No, more like growing the tree to withing 1/16 of optimal diameter (measured weekly), mining the ore to smelt to iron, carving a mold for a wide-blade axe head, melting the iron in a coal-fired blast furnace (coal pilfered from train wreck site in desert), pouring the mold, sharpening the axe with medium grit to a knife-edge and heating to proper temper, quenching in oil (of course), sharpening again with extra-fine to a razor-edge, taking the axe to the tree and stripping off one branch about 2" diameter, tamping the axe head onto the branch, taking a modest swing and...

chopping the sucker off at ground level with one whack.

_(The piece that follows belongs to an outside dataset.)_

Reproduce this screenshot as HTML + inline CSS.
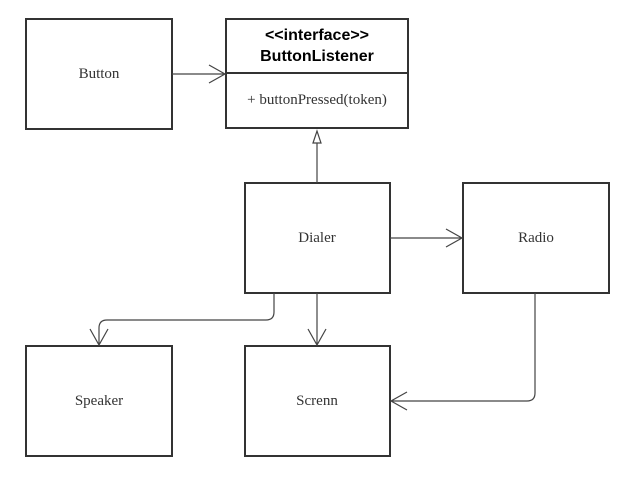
<!DOCTYPE html>
<html><head><style>
html,body{margin:0;padding:0;background:#fff;}
</style></head><body>
<svg width="636" height="482" xmlns="http://www.w3.org/2000/svg" style="display:block">
<g fill="#fff" stroke="#333" stroke-width="2">
<rect x="26" y="19" width="146" height="110"/>
<rect x="226" y="19" width="182" height="109"/>
<rect x="245" y="183" width="145" height="110"/>
<rect x="463" y="183" width="146" height="110"/>
<rect x="26" y="346" width="146" height="110"/>
<rect x="245" y="346" width="145" height="110"/>
</g>
<line x1="226" y1="73" x2="408" y2="73" stroke="#333" stroke-width="2"/>
<g fill="none" stroke="#444" stroke-width="1.2">
<path d="M172 74 H225 M209 65 L225 74 L209 83"/>
<path d="M317 183 V143 M313 143 L317 131 L321 143 Z"/>
<path d="M390 238 H462 M446 229 L462 238 L446 247"/>
<path d="M317 293 V345 M308 329 L317 345 L326 329"/>
<path d="M274 293 V312 Q274 320 266 320 H107 Q99 320 99 328 V345 M90 329 L99 345 L108 329"/>
<path d="M535 293 V393 Q535 401 527 401 H391 M407 392 L391 401 L407 410"/>
</g>
<g font-family="Liberation Serif, serif" font-size="15" fill="#333" text-anchor="middle">
<text x="99" y="78">Button</text>
<text x="317" y="104">+ buttonPressed(token)</text>
<text x="317" y="242">Dialer</text>
<text x="536" y="242">Radio</text>
<text x="99" y="405">Speaker</text>
<text x="317" y="405">Screnn</text>
</g>
<g font-family="Liberation Sans, sans-serif" font-size="16" font-weight="bold" fill="#000" text-anchor="middle">
<text x="317" y="40">&lt;&lt;interface&gt;&gt;</text>
<text x="317" y="61">ButtonListener</text>
</g>
</svg>
</body></html>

That's assembly programming. You're right. It doesn't take genius. Just a bull-headed unwillingness to settle for a $12.99 fiberglass-handle job from Wal-Mart...

There's a hacking pun in here somewhere, I just know it... :)

brotherS:
 ;D

f0dder:
I've done assembly programming since... early/mid nineties, so I know the drill. Saying that it's faster than any compiled language is nonsense, that depends on the skill of the programmer. And the kind of naïve code written by people who do full-application asm programming tends to be worse than what today's C/C++ compilers can produce. Sad but true.

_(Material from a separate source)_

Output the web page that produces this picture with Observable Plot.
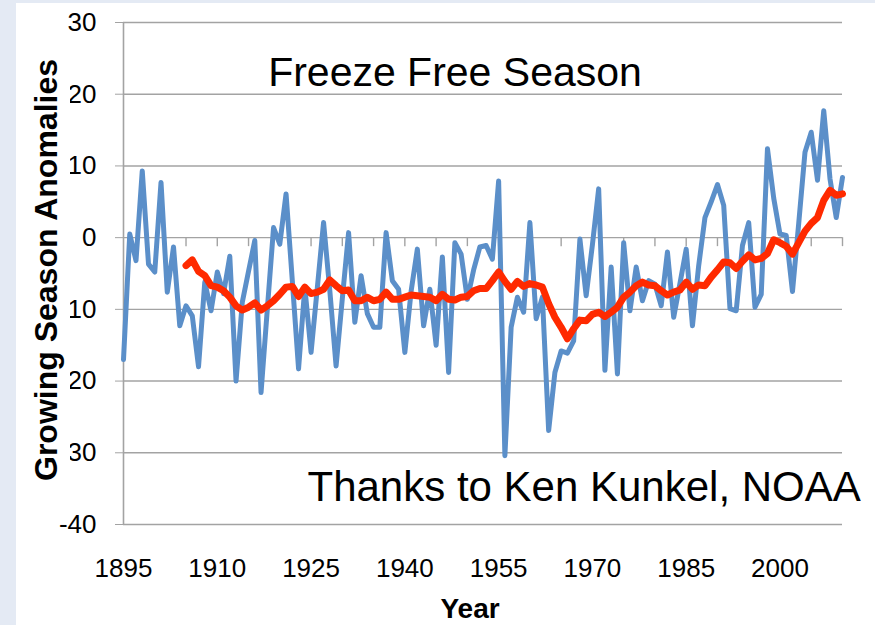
<!DOCTYPE html>
<html>
<head>
<meta charset="utf-8">
<script src="https://cdn.jsdelivr.net/npm/d3@7"></script>
<script src="https://cdn.jsdelivr.net/npm/@observablehq/plot@0.6"></script>
<style>
  html, body { margin: 0; padding: 0; }
  body { width: 875px; height: 625px; background: #e4eaf4; position: relative; overflow: hidden; font-family: "Liberation Sans", Arial, sans-serif; }
  #panel { position: absolute; left: 16px; top: 3px; width: 859px; height: 622px; background: #ffffff; }
  #chart { position: absolute; left: 0; top: 0; }
  #chart g[aria-label$="tick label"] { font-family: "Liberation Sans Narrow", "Liberation Sans", Arial, sans-serif; font-size: 26px; }
  #ytitle { position: absolute; left: 49px; top: 270px; transform: translate(-50%, -50%) rotate(-90deg);
            font: bold 32px "Liberation Sans", Arial, sans-serif; line-height: 36px; padding-bottom: 6px;
            background: #ffffff; white-space: nowrap; color: #000; }
</style>
</head>
<body>
<div id="panel"></div>
<div id="chart"></div>
<div id="ytitle">Growing Season Anomalies</div>
<script>
// ---- data ----
const firstYear = 1895;
const annualAnomalies = [
  -17, 0.5, -3.2, 9.3, -3.7, -4.8, 7.7, -7.6, -1.3, -12.3,
  -9.5, -10.9, -18, -6.2, -10.2, -4.8, -7.8, -2.6, -20, -9,
  -4.7, -0.4, -21.6, -10, 1.4, -0.9, 6.1, -6, -18.3, -6.9,
  -16, -7, 2.1, -7.4, -17.9, -8.5, 0.7, -11.8, -5.3, -10.6,
  -12.5, -12.5, 0.7, -6, -7.2, -16, -7.5, -1.6, -12.3, -7.2,
  -15, -2.7, -18.8, -0.7, -2.3, -8.6, -4.5, -1.3, -1.1, -3,
  7.9, -30.4, -12.5, -8.3, -10.4, 2.1, -11.3, -8.3, -26.9, -18.8,
  -15.8, -16.1, -14.4, -0.2, -8.1, -1, 6.8, -18.5, -4.1, -19,
  -0.7, -10.2, -4.1, -8.8, -6, -6.5, -9.5, -2, -11.1, -6.4,
  -1.6, -12.3, -3.9, 2.8, 5, 7.4, 4.5, -9.9, -10.2, -1.1,
  2.1, -9.7, -7.9, 12.4, 5.5, 0.5, 0.3, -7.5, 2, 11.9,
  14.7, 8, 17.7, 8.2, 2.8, 8.4
];
const smoothFirstYear = 1905;
const smoothedAnomalies = [
  -3.9, -3.1, -4.7, -5.3, -6.7, -6.9, -7.4, -8.3, -9.5, -10.1,
  -9.7, -9.1, -10.1, -9.5, -8.8, -7.9, -6.9, -6.8, -8.2, -6.9,
  -7.8, -7.6, -7.2, -5.9, -6.7, -7.4, -7.3, -8.8, -8.8, -8.3,
  -8.8, -8.6, -7.6, -8.6, -8.6, -8.3, -8, -8.1, -8.2, -8.3,
  -8.8, -7.9, -8.6, -8.7, -8.3, -8.2, -7.4, -7.1, -7.1, -6,
  -4.8, -6.1, -7.2, -6.1, -6.8, -6.4, -6.6, -6.9, -9.2, -11.1,
  -12.5, -14.1, -12.7, -11.5, -11.6, -10.7, -10.4, -11, -10.4, -9.7,
  -8.3, -7.6, -6.7, -6.2, -6.6, -6.7, -7.4, -8, -7.6, -7.3,
  -6.2, -7.2, -6.6, -6.7, -5.5, -4.5, -3.4, -3.5, -4.3, -3.3,
  -2.4, -3.1, -2.9, -2.2, -0.3, -0.7, -1.2, -2.3, -0.7, 0.9,
  2.0, 2.8, 5.2, 6.6, 5.9, 6.1
];
const xLabelYears = [1895, 1910, 1925, 1940, 1955, 1970, 1985, 2000];
const xTickYears = [1905, 1910, 1915, 1920, 1925, 1930, 1935, 1940, 1945, 1950, 1955, 1960, 1965, 1970, 1975, 1980, 1985, 1990, 1995, 2000, 2005, 2010];
const yTicks = [30, 20, 10, 0, -10, -20, -30, -40];
const titleText = ["Freeze Free Season"];
const creditText = ["Thanks to Ken Kunkel, NOAA"];
const xTitle = ["Year"];

// ---- tables built from the arrays ----
const annual = annualAnomalies.map((v, i) => ({year: firstYear + i, value: v}));
const smooth = smoothedAnomalies.map((v, i) => ({year: smoothFirstYear + i, value: v}));

const gray = "#a3a3a3";
const font = "Liberation Sans, Arial, sans-serif";

const chart = Plot.plot({
  width: 875,
  height: 625,
  marginLeft: 123,
  marginRight: 33,
  marginTop: 22,
  marginBottom: 101,
  style: {background: "transparent", fontFamily: font, fontSize: "22px", color: "#000"},
  x: {domain: [1895, 2010]},
  y: {domain: [-40, 30]},
  marks: [
    Plot.gridY(yTicks, {stroke: gray, strokeOpacity: 1, strokeWidth: 1.4}),
    Plot.ruleX([1895], {stroke: gray, strokeWidth: 1.6}),
    Plot.ruleX(xTickYears, {x: d => d, y1: () => 0, y2: () => 0, insetBottom: -9, stroke: gray, strokeWidth: 1.4}),
    Plot.axisY(yTicks, {tickSize: 8, tickPadding: 19, stroke: gray, fill: "#000", label: null, tickFormat: d => String(d)}),
    Plot.axisX(xLabelYears, {tickSize: 0, tickPadding: 34, tickFormat: d => String(d), label: null, fill: "#000"}),
    Plot.line(annual, {x: "year", y: "value", stroke: "#5b8fc9", strokeWidth: 5, strokeLinejoin: "round", strokeLinecap: "round"}),
    Plot.line(smooth, {x: "year", y: "value", stroke: "#ff2a00", strokeWidth: 7, strokeLinejoin: "round", strokeLinecap: "round"}),
    Plot.text(titleText, {frameAnchor: "top", dx: -28, dy: 63, lineAnchor: "bottom", textAnchor: "middle", fontSize: 41, fontFamily: font, fill: "#000"}),
    Plot.text(creditText, {frameAnchor: "bottom-left", dx: 184, dy: -24, lineAnchor: "bottom", textAnchor: "start", fontSize: 42, fontFamily: font, fill: "#000"}),
    Plot.text(xTitle, {frameAnchor: "bottom", dx: -13, dy: 93, lineAnchor: "bottom", textAnchor: "middle", fontSize: 28, fontWeight: "bold", fontFamily: font, fill: "#000"})
  ]
});
document.getElementById("chart").appendChild(chart);
</script>
</body>
</html>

It used to matter a lot in the old days when compilers were lame and computers were slow, some of my Pascal applications from back then approach 50% assembly code. Today, it's mostly a waste of time, except for a few special areas where you can get some nifty speed improvements.

The people to blame are incompetent programmers, Borland's lousy compilers, programmers linking statically to MFC and VCL instead of dynamically, time-to-market, outsourcing, and lousy/incompetent component programmers (I'm sure Mouser will agree on this one).

Edvard, cute analogy - but looking at the so-called quality of the average assembly coder... I'd almost prefer Delphi code generation (and THAT is sloppy).